Sunday, March 20, 2011

Is Gardening again becoming a necessary life skill?

The co-incidence.
In this blog post I am re-posting a piece I first posted on http://www.myplant.ie/ back in May 2009. A few weeks after I first posted this the article was hacked and my website brought down by a virus planted on the site by hackers. My site hosting and maintenance guys said the attacks were targeted at this article possibly due to the mention of the White House. They fixed my website as luckily we got the attack early. Sometimes its very hard to get away from the feeling some things are predestined. As you will see on my last blog piece this week our primroses landed in the very place I was highlighting in the article below. http://fitzgeraldnurseries.blogspot.com/2011/03/gifting-of-kennedy-irish-primrose.html
Due to this amazing coincidence and the fact that the White House Garden project or the trend towards people growing their own vegetables wasn't just a passing fad I decided to re post this piece. I would also like your opinion on the questions posed at the end.
Is Gardening becoming a necessary life skill?
Original post.
This is probably not so hard to believe from some of us who have been around the block before. One of the silver linings for us as Horticulturists in somewhat depressing times like these is that people have more time to spend reassessing their interests, what is important and un-important. So far it looks like the signs so far are telling us that nature, growing your own and generally appreciating the garden, parks and the free or not so expensive things in life are coming out as important.

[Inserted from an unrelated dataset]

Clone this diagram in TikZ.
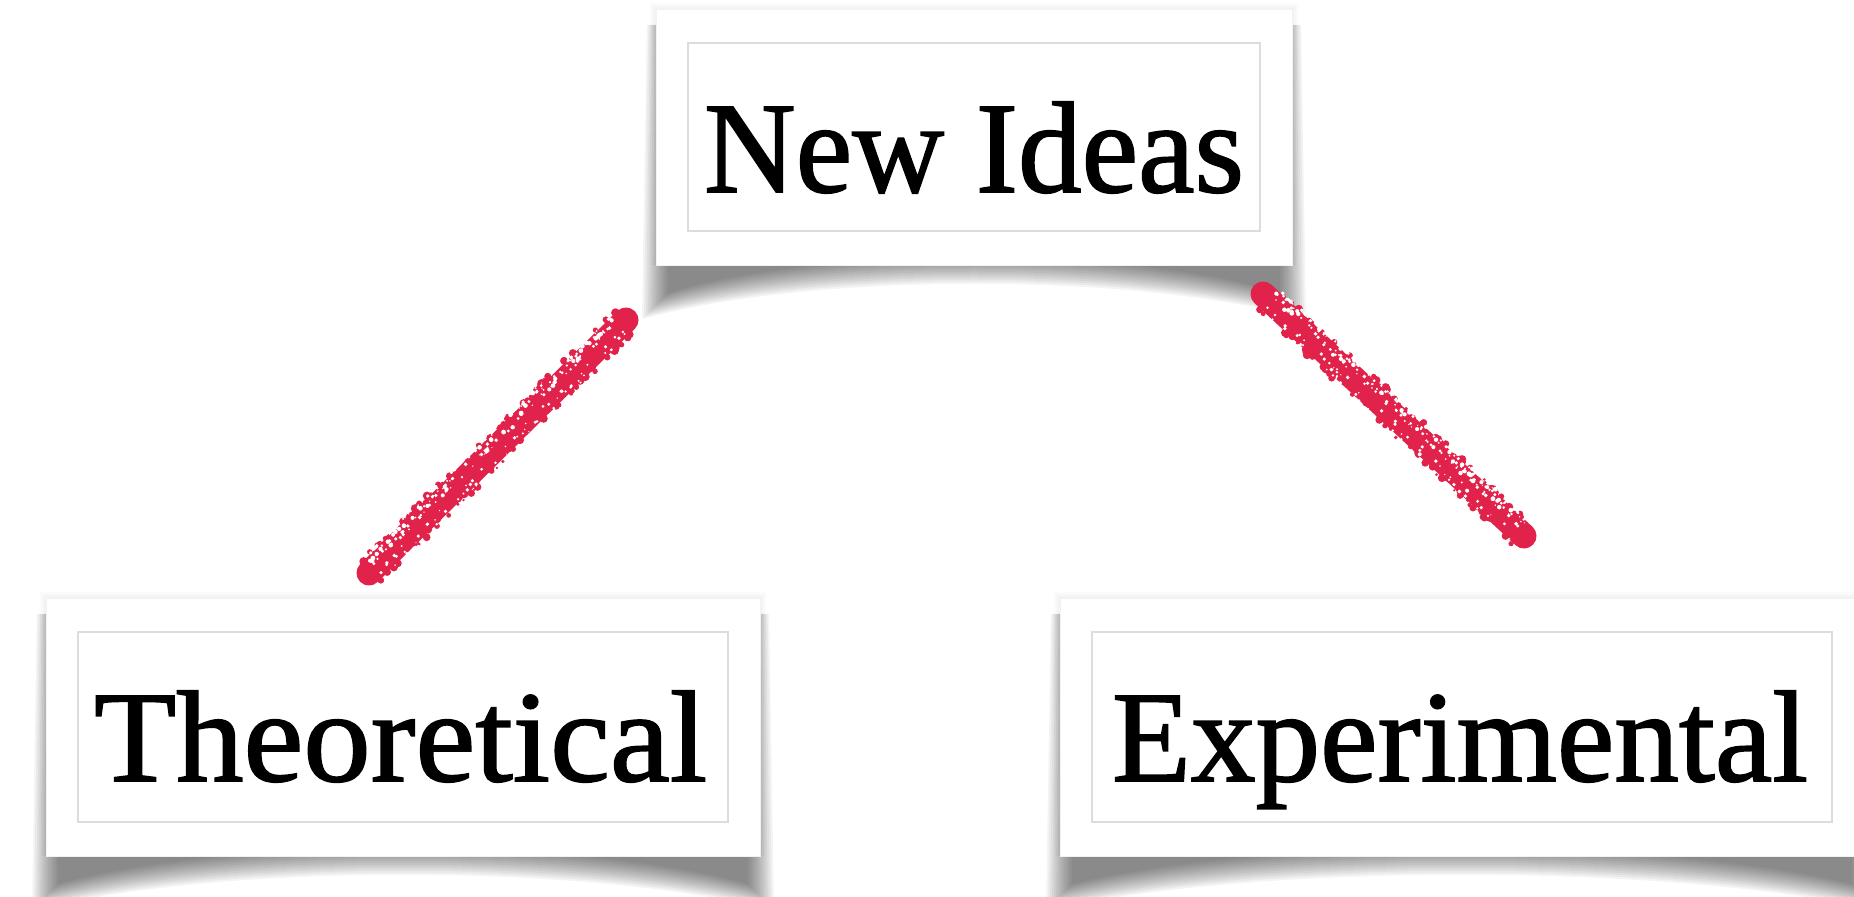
\documentclass[tikz,border=0pt]{standalone}
\usepackage{fontspec}
\usepackage{graphicx}
\setmainfont[FakeBold=1.3]{Liberation Serif}
\usetikzlibrary{calc,fit}

\definecolor{chalkred}{RGB}{225,34,74}
\definecolor{framegray}{RGB}{220,220,220}

\tikzset{
  card/.style={fill=white, draw=black!5, line width=0.4pt, inner sep=0pt, outer sep=0pt},
  frame/.style={draw=framegray, line width=0.9pt, inner sep=0pt, outer sep=0pt},
  caption/.style={anchor=base, inner sep=0pt, font=\fontsize{65}{70}\selectfont},
}

% a lifted paper card: curled shadow, white sheet and a thin inner frame
% #1 name, #2..#5 = left, top, right, bottom (pixel units, y pointing down)
\newcommand\papercard[5]{%
  \pgfmathsetmacro\cw{#4-#2}%
  \foreach \g in {-12,-10,...,14}{%
    \fill[black,opacity=0.045]
      ({#2+2-0.8*\g}, {#3+16}) -- ({#2-\g}, {#5+40+\g})
      .. controls ({#2+0.25*\cw}, {#5-7+\g}) and ({#4-0.25*\cw}, {#5-7+\g}) ..
      ({#4+\g}, {#5+40+\g}) -- ({#4-2+0.8*\g}, {#3+16}) -- cycle;
  }%
  \foreach \g in {2,4,6}{%
    \fill[black,opacity=0.016] ({#2-\g},{#3-\g}) rectangle ({#4+\g},#5);
  }%
  \node[card, fit={(#2,#3) (#4,#5)}] (#1) {};
  \node[frame, fit={({#2+32},{#3+34}) ({#4-32},{#5-34})}] (#1-frame) {};
}

% a rough crayon stroke between two named coordinates
\newcommand\chalkline[2]{%
  \draw[chalkred, line width=12.5pt, line cap=round] (#1) -- (#2);
  \foreach \i in {1,...,400}{%
    \pgfmathsetmacro\t{0.005+0.99*rnd}%
    \pgfmathsetmacro\o{(rnd-0.5)*15}%
    \pgfmathsetmacro\r{0.6+1.6*rnd}%
    \fill[chalkred] ($(#1)!\t!(#2)!\o pt!90:(#2)$) circle (\r pt);
  }%
  \foreach \i in {1,...,200}{%
    \pgfmathsetmacro\t{0.02+0.96*rnd}%
    \pgfmathsetmacro\o{1.5+6*rnd}%
    \pgfmathsetmacro\r{0.3+0.9*rnd}%
    \fill[white] ($(#1)!\t!(#2)!\o pt!90:(#2)$) circle (\r pt);
  }%
  \foreach \i in {1,...,60}{%
    \pgfmathsetmacro\t{0.02+0.96*rnd}%
    \pgfmathsetmacro\o{-1.5-5*rnd}%
    \pgfmathsetmacro\r{0.3+0.7*rnd}%
    \fill[white] ($(#1)!\t!(#2)!\o pt!90:(#2)$) circle (\r pt);
  }%
}

\begin{document}
\begin{tikzpicture}[x=0.5pt, y=-0.5pt]
  \useasboundingbox (0,0) rectangle (1854,897);
  \pgfmathsetseed{4711}

  % the three cards
  \papercard{ideas}{656}{9}{1292}{265}
  \papercard{theo}{46}{598}{760}{856}
  \papercard{expt}{1060}{598}{1864}{856}

  % captions
  \node[caption] (ideas-text) at (974,192) {\resizebox{270pt}{\height}{New Ideas}};
  \node[caption] (theo-text) at (400.5,781) {\resizebox{306.5pt}{\height}{Theoretical}};
  \node[caption] (expt-text) at (1460,781) {\resizebox{348pt}{\height}{Experimental}};

  % crayon links between the cards
  \coordinate (theo-end)  at (369,573);
  \coordinate (ideas-l)   at (626,320);
  \coordinate (ideas-r)   at (1263,294);
  \coordinate (expt-end)  at (1524,536);
  \chalkline{theo-end}{ideas-l}
  \chalkline{ideas-r}{expt-end}
\end{tikzpicture}
\end{document}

In the USA there has been a very encouraging and dedicated lobby since last November to have a vegetable garden planted in the grounds of the White House and from the picture here you can see this has been successful and has begun. Congratulations are due to the idea instigator to the people who worked on and supported this project and for achieving such success. Have a look at the official White House Farmer website WWW.WHITEHOUSEFARMER.COM .

With the eyes of the world on the new American first family this image on the White House farmer website has to be one of the most interesting garden images this month and many of us in the Horticulture world could not have imagined such an image emanating from such a prestigious and austere location until now.

A number of months ago I came across a saying from a contemporary American writer called Orson Scott Card which goes 'Unemployment is capitalism's way of getting you to plant a garden'.

We have to hope that mass unemployment is not what it will take to get many of us to plant a garden. It's an unfortunate and interesting fact that sometimes it takes shocks of great magnitude to make some of us realize what's important and what's not. We can only hope now that when the world economy does eventually recover some lessons will have been learned and children will remember the folly of some of their elders in neglecting a few basic life skills and considerations that are the essence of our existence. Whether it be for food or for pleasure plant life is beneficial to mankind even the humblest apparently undesirable weed gives benefit to the planet and our immediate environment. For those of us who depend on gardening for a living let's hope that the many skills in the industry the great plants, fruit and vegetables that are produced by our sector will be valued and appreciated much more, by a greater amount of people and a new kind of consumer and gardener.

Lets hope our time in the sun has come.
Now almost two years on what do you think? Have we seen a change of mindset towards people in our profession or trade? Will the young people all over the world who have been exposed to the many projects like the White House Garden be better off for this new trend? Is it too early to say it has changed anything in the longer 25 year perspective when these children will be adults with children of their own?